The Maples Stories (2009) is a posthumous collection gathering all eighteen stories about Joan and Richard Maple, the married couple whose relationship Updike tracked across two decades of short fiction, primarily in The New Yorker. Published by Everyman’s Library/Knopf with an introduction by Updike that he wrote before his death, the collection presents the Maple stories as a unified sequence for the first time — a short-fiction counterpart to the Rabbit tetralogy that traces an American marriage from its hopeful beginning through its deterioration, divorce, and aftermath.

Publication Details

Publisher: Everyman’s Library/Alfred A. Knopf, New York Publication date: 2009 Format: Hardcover (Everyman’s Library format)

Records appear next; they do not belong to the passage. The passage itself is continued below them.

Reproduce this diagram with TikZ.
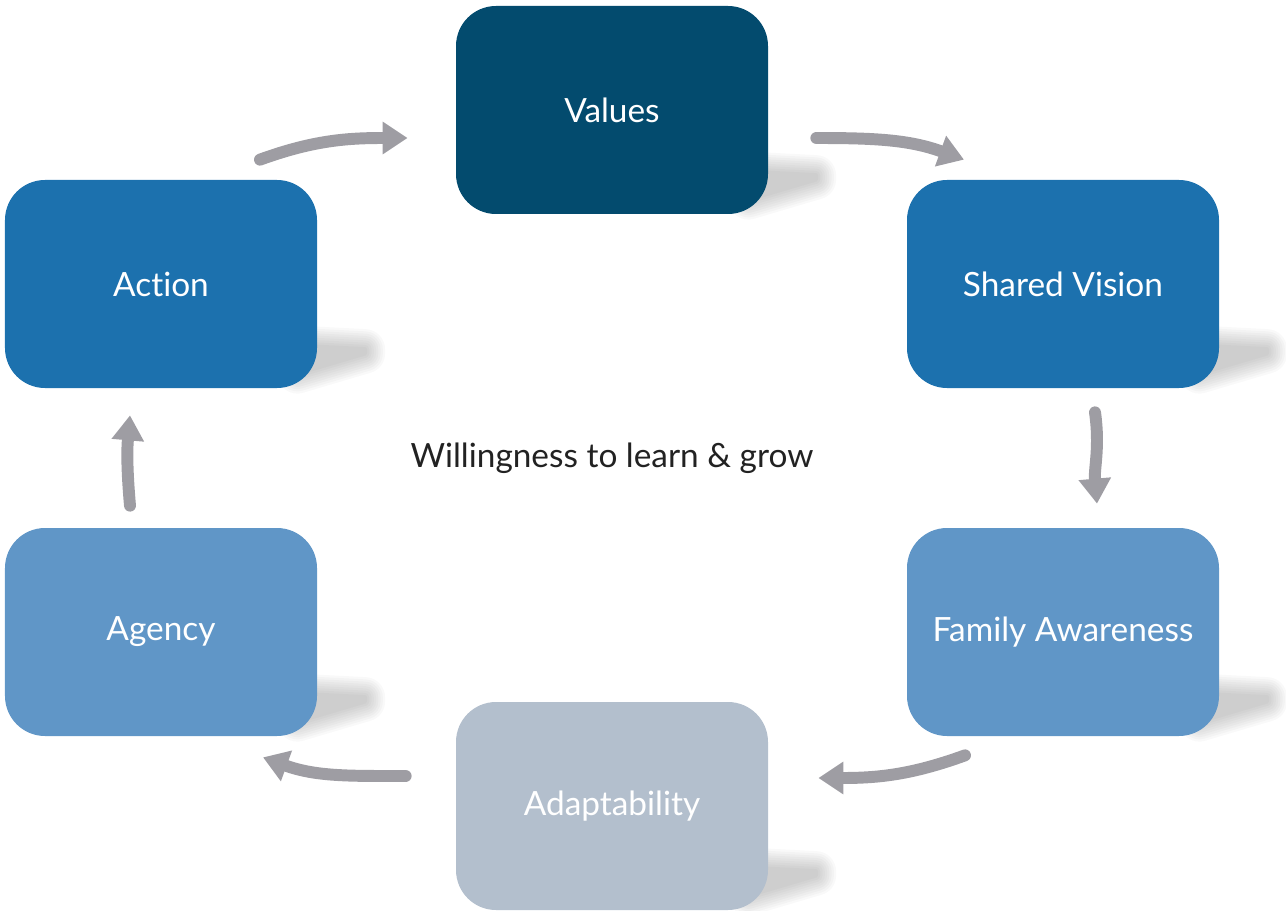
\documentclass[tikz,border=0pt]{standalone}
\usepackage{fontspec}
\setmainfont{Lato}[Ligatures={NoCommon}]
\usetikzlibrary{arrows.meta,calc}

\definecolor{valcol}{HTML}{034B6E}
\definecolor{midcol}{HTML}{1C71AE}
\definecolor{lightcol}{HTML}{6096C7}
\definecolor{palecol}{HTML}{B3BFCD}
\definecolor{arrowgray}{HTML}{9E9DA3}
\definecolor{textdark}{HTML}{222222}

\tikzset{
    card/.style={rectangle, rounded corners=0.8cm, minimum width=6.24cm, minimum height=4.16cm,
        text=white, font=\fontsize{19}{22}\selectfont},
    cyclearrow/.style={arrowgray, line width=6.8pt, line cap=round,
        -{Triangle[width=0.62cm, length=0.5cm]}},
    softshadow/.style={transparency group, opacity=0.022}
}

% soft wedge shadow to the lower right of a card
\newcommand{\cardshadow}[1]{%
    \foreach \w in {1,...,9} {
        \begin{scope}[softshadow]
            \filldraw[black, line width=\w*0.9mm, line join=round]
                ($(#1.south east)+(-0.4,0.85)$) -- ($(#1.south east)+(0.95,0.78)$)
                -- ($(#1.south east)+(0.95,0.7)$) -- ($(#1.south east)+(-0.4,0.3)$) -- cycle;
        \end{scope}
    }
}

\begin{document}
\begin{tikzpicture}
    \useasboundingbox (0,0) rectangle (25.72,18.2);

    % invisible placement first, shadows under the cards
    \path (12.24,16.0) node[card] (val) {}
          (3.22,12.52) node[card] (act) {}
          (21.26,12.52) node[card] (sv) {}
          (3.22,5.56) node[card] (agy) {}
          (21.26,5.56) node[card] (fa) {}
          (12.24,2.08) node[card] (adapt) {};
    \foreach \n in {val,act,sv,agy,fa,adapt} {\cardshadow{\n}}

    \node[card, fill=valcol] at (val) {Values};
    \node[card, fill=midcol] at (act) {Action};
    \node[card, fill=midcol] at (sv) {Shared Vision};
    \node[card, fill=lightcol] at (agy) {Agency};
    \node[card, fill=lightcol] at (fa) {Family Awareness};
    \node[card, fill=palecol] at (adapt) {Adaptability};

    \node[text=textdark, font=\fontsize{19}{22}\selectfont] (centre) at (12.24,9.04) {Willingness to learn \& grow};

    \draw[cyclearrow] ($(act.north)+(1.98,0.4)$) to[out=20, in=180] ($(val.west)+(-0.96,-0.56)$);
    \draw[cyclearrow] ($(val.east)+(0.96,-0.56)$) to[out=0, in=160] ($(sv.north)+(-1.98,0.4)$);
    \draw[cyclearrow] ($(sv.south)+(0.64,-0.48)$) to[out=-82, in=95] ($(fa.north)+(0.68,0.48)$);
    \draw[cyclearrow] ($(fa.south)+(-1.96,-0.38)$) to[out=200, in=0] ($(adapt.east)+(1.0,0.56)$);
    \draw[cyclearrow] ($(adapt.west)+(-1.0,0.6)$) to[out=180, in=-20] ($(agy.south)+(2.04,-0.42)$);
    \draw[cyclearrow] ($(agy.north)+(-0.62,0.44)$) to[out=95, in=-95] ($(act.south)+(-0.62,-0.54)$);

\end{tikzpicture}
\end{document}
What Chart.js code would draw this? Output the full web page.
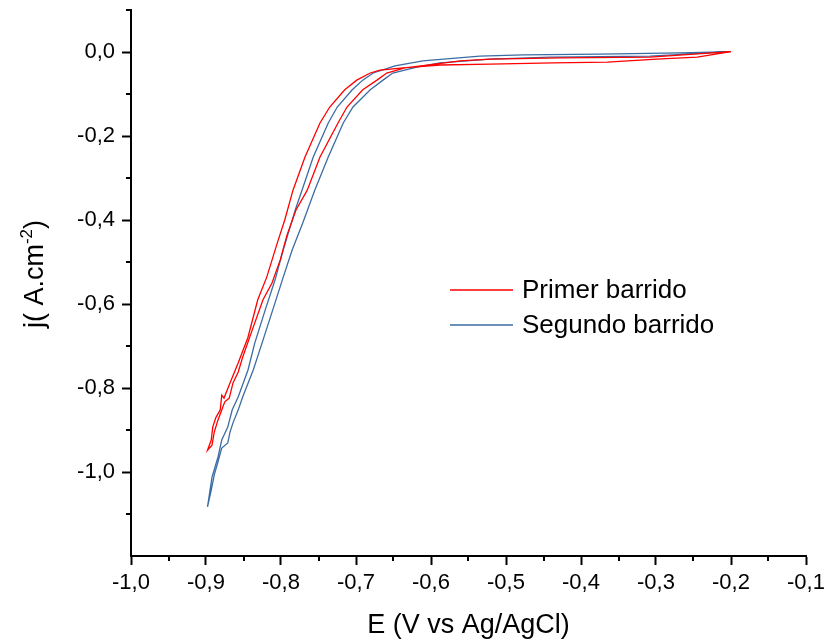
<!DOCTYPE html>
<html>
<head>
<meta charset="utf-8">
<script src="https://cdn.jsdelivr.net/npm/chart.js@4.4.1/dist/chart.umd.min.js"></script>
<style>
  html, body { margin: 0; padding: 0; background: #fff; }
  #chartCanvas { display: block; }
</style>
</head>
<body>
<canvas id="chartCanvas" width="830" height="642"></canvas>
<script>
"use strict";

// Potential (V vs Ag/AgCl) and current density.
// Each sweep: down one branch from -0.2 V to -0.9 V, then back up the other.
const primerE = [
  -0.200, -0.245, -0.299, -0.365, -0.437, -0.521, -0.588, -0.637, -0.668, -0.681,
  -0.699, -0.715, -0.735, -0.748, -0.768, -0.784, -0.795, -0.805, -0.819, -0.831,
  -0.844, -0.857, -0.868, -0.876, -0.879, -0.881, -0.887, -0.891, -0.893, -0.898,
  -0.892, -0.889, -0.884, -0.880, -0.875, -0.869, -0.864, -0.857, -0.851, -0.837,
  -0.824, -0.812, -0.801, -0.792, -0.780, -0.765, -0.748, -0.724, -0.712, -0.691,
  -0.672, -0.659, -0.635, -0.605, -0.561, -0.521, -0.428, -0.308, -0.200
];
const primerJ = [
  0.001, -0.012, -0.017, -0.024, -0.026, -0.029, -0.031, -0.038, -0.043, -0.050,
  -0.067, -0.090, -0.131, -0.169, -0.250, -0.329, -0.400, -0.455, -0.536, -0.590,
  -0.679, -0.740, -0.788, -0.824, -0.817, -0.852, -0.871, -0.893, -0.924, -0.948,
  -0.936, -0.905, -0.876, -0.857, -0.833, -0.824, -0.788, -0.762, -0.726, -0.655,
  -0.590, -0.550, -0.495, -0.436, -0.376, -0.329, -0.250, -0.169, -0.131, -0.090,
  -0.067, -0.050, -0.038, -0.031, -0.021, -0.017, -0.014, -0.012, 0.001
];

const segundoE = [
  -0.200, -0.268, -0.375, -0.477, -0.535, -0.611, -0.648, -0.677, -0.691, -0.705,
  -0.725, -0.737, -0.757, -0.772, -0.781, -0.797, -0.808, -0.821, -0.835, -0.844,
  -0.857, -0.865, -0.871, -0.879, -0.884, -0.892, -0.895, -0.898,
  -0.893, -0.889, -0.884, -0.879, -0.871, -0.868, -0.864, -0.857, -0.851, -0.837,
  -0.824, -0.811, -0.797, -0.785, -0.771, -0.755, -0.737, -0.717, -0.704, -0.681,
  -0.664, -0.651, -0.619, -0.588, -0.521, -0.441, -0.308, -0.200
];
const segundoJ = [
  0.001, -0.002, -0.005, -0.007, -0.010, -0.021, -0.033, -0.050, -0.067, -0.090,
  -0.131, -0.169, -0.250, -0.329, -0.376, -0.471, -0.543, -0.614, -0.693, -0.757,
  -0.821, -0.852, -0.893, -0.924, -0.964, -1.012, -1.048, -1.083,
  -1.043, -1.007, -0.976, -0.943, -0.931, -0.905, -0.883, -0.852, -0.821, -0.757,
  -0.686, -0.614, -0.536, -0.471, -0.407, -0.329, -0.250, -0.169, -0.131, -0.090,
  -0.067, -0.050, -0.036, -0.026, -0.017, -0.012, -0.010, 0.001
];

const seriesLabels = ["Primer barrido", "Segundo barrido"];
const seriesColors = ["#ff0000", "#3b6ca3"];

const xMin = -1.0, xMax = -0.1, xStep = 0.1;
const yMin = -1.2, yMax = 0.1, yStep = 0.2;

const FONT = "'Liberation Sans', Arial, sans-serif";

function toPoints(xs, ys) {
  return xs.map((x, i) => ({ x: x, y: ys[i] }));
}

function commaLabel(v) {
  return (Math.abs(v) < 1e-9 ? 0 : v).toFixed(1).replace(".", ",");
}

// short outward ticks between the labelled ones
const minorTicks = {
  id: "minorTicks",
  afterDraw(chart) {
    const { ctx, scales } = chart;
    const xs = scales.x, ys = scales.y;
    const area = chart.chartArea;
    ctx.save();
    ctx.strokeStyle = "#000";
    ctx.lineWidth = 2;
    ctx.beginPath();
    for (let v = xMin + xStep / 2; v < xMax; v += xStep) {
      const px = Math.round(xs.getPixelForValue(v));
      ctx.moveTo(px, area.bottom);
      ctx.lineTo(px, area.bottom + 5);
    }
    for (let v = yMin + yStep / 2; v <= yMax + 1e-9; v += yStep) {
      const py = Math.round(ys.getPixelForValue(v));
      ctx.moveTo(area.left, py);
      ctx.lineTo(area.left - 5, py);
    }
    ctx.stroke();
    ctx.restore();
  }
};

// y title with a real superscript
const yTitle = {
  id: "yTitle",
  afterDraw(chart) {
    const { ctx } = chart;
    const big = "27px " + FONT, small = "17px " + FONT;
    ctx.save();
    ctx.fillStyle = "#000";
    ctx.textBaseline = "middle";
    ctx.font = big;
    const a = "j( A.cm", c = ")";
    const wa = ctx.measureText(a).width, wc = ctx.measureText(c).width;
    ctx.font = small;
    const b = "-2";
    const wb = ctx.measureText(b).width;
    const total = wa + wb + wc;
    ctx.translate(36, 274);
    ctx.rotate(-Math.PI / 2);
    let x = -total / 2;
    ctx.font = big;
    ctx.fillText(a, x, 0);
    x += wa;
    ctx.font = small;
    ctx.fillText(b, x, -9);
    x += wb;
    ctx.font = big;
    ctx.fillText(c, x, 0);
    ctx.restore();
  }
};

// legend inside the plot
const insideLegend = {
  id: "insideLegend",
  afterDraw(chart) {
    const { ctx } = chart;
    ctx.save();
    ctx.font = "26px " + FONT;
    ctx.textBaseline = "middle";
    chart.data.datasets.forEach((ds, i) => {
      const y = 290 + i * 35;
      ctx.strokeStyle = ds.borderColor;
      ctx.lineWidth = 1.3;
      ctx.beginPath();
      ctx.moveTo(450, y);
      ctx.lineTo(513, y);
      ctx.stroke();
      ctx.fillStyle = "#000";
      ctx.fillText(ds.label, 522, y + 1);
    });
    ctx.restore();
  }
};

const ctx = document.getElementById("chartCanvas").getContext("2d");

new Chart(ctx, {
  type: "scatter",
  data: {
    datasets: [
      {
        label: seriesLabels[0],
        data: toPoints(primerE, primerJ),
        borderColor: seriesColors[0],
        backgroundColor: seriesColors[0],
        borderWidth: 1.3,
        showLine: true,
        pointRadius: 0,
        tension: 0,
      },
      {
        label: seriesLabels[1],
        data: toPoints(segundoE, segundoJ),
        borderColor: seriesColors[1],
        backgroundColor: seriesColors[1],
        borderWidth: 1.3,
        showLine: true,
        pointRadius: 0,
        tension: 0,
      },
    ],
  },
  options: {
    responsive: false,
    animation: false,
    layout: { padding: { left: 0, top: 10, right: 24, bottom: 0 } },
    plugins: {
      legend: { display: false },
      tooltip: { enabled: false },
    },
    scales: {
      x: {
        type: "linear",
        min: xMin,
        max: xMax,
        afterFit(scale) {
          scale.height = 86;
          scale.paddingLeft = 0;
          scale.paddingRight = 0;
        },
        border: { display: true, color: "#000", width: 2 },
        grid: { drawOnChartArea: false, tickLength: 9, tickColor: "#000", tickWidth: 2 },
        ticks: {
          stepSize: xStep,
          autoSkip: false,
          maxRotation: 0,
          padding: 5,
          color: "#000",
          font: { family: FONT, size: 22 },
          callback: (v) => commaLabel(v),
        },
        title: {
          display: true,
          text: "E (V vs Ag/AgCl)",
          color: "#000",
          font: { family: FONT, size: 27 },
          padding: { top: 4, bottom: 0 },
        },
      },
      y: {
        type: "linear",
        min: yMin,
        max: yMax,
        afterFit(scale) {
          scale.width = 131;
          scale.paddingTop = 0;
          scale.paddingBottom = 0;
        },
        border: { display: true, color: "#000", width: 2 },
        grid: { drawOnChartArea: false, tickLength: 9, tickColor: "#000", tickWidth: 2 },
        ticks: {
          stepSize: yStep,
          includeBounds: false,
          padding: 7,
          color: "#000",
          font: { family: FONT, size: 22 },
          callback: (v) => commaLabel(v),
        },
      },
    },
  },
  plugins: [minorTicks, yTitle, insideLegend],
});
</script>
</body>
</html>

The stories were previously published across multiple Updike story collections spanning 1956–1987. The posthumous collection gathers them in chronological order, making the marriage narrative visible as a continuous arc.

Signed Copies

As a posthumous publication, the book was not signed by Updike. Unsigned copies are available at modest prices ($15–$30) and are valued as reading copies rather than collectibles.

The Maple Marriage

The Maple stories are widely regarded as among the finest American short stories about marriage — its comforts, betrayals, negotiations, and ultimate dissolution. The stories are closely autobiographical, reflecting Updike’s first marriage to Mary Pennington, and they display the kind of intimate, painfully precise observation of domestic life that Updike did better than anyone.

Collecting Context

For collectors, The Maples Stories serves as a companion volume to the signed first editions of the story collections in which the individual Maple stories originally appeared — Pigeon Feathers, The Music School, Museums and Women, Too Far to Go, and Trust Me. The posthumous collection provides the convenient reading text; the original collections provide the bibliographic first editions.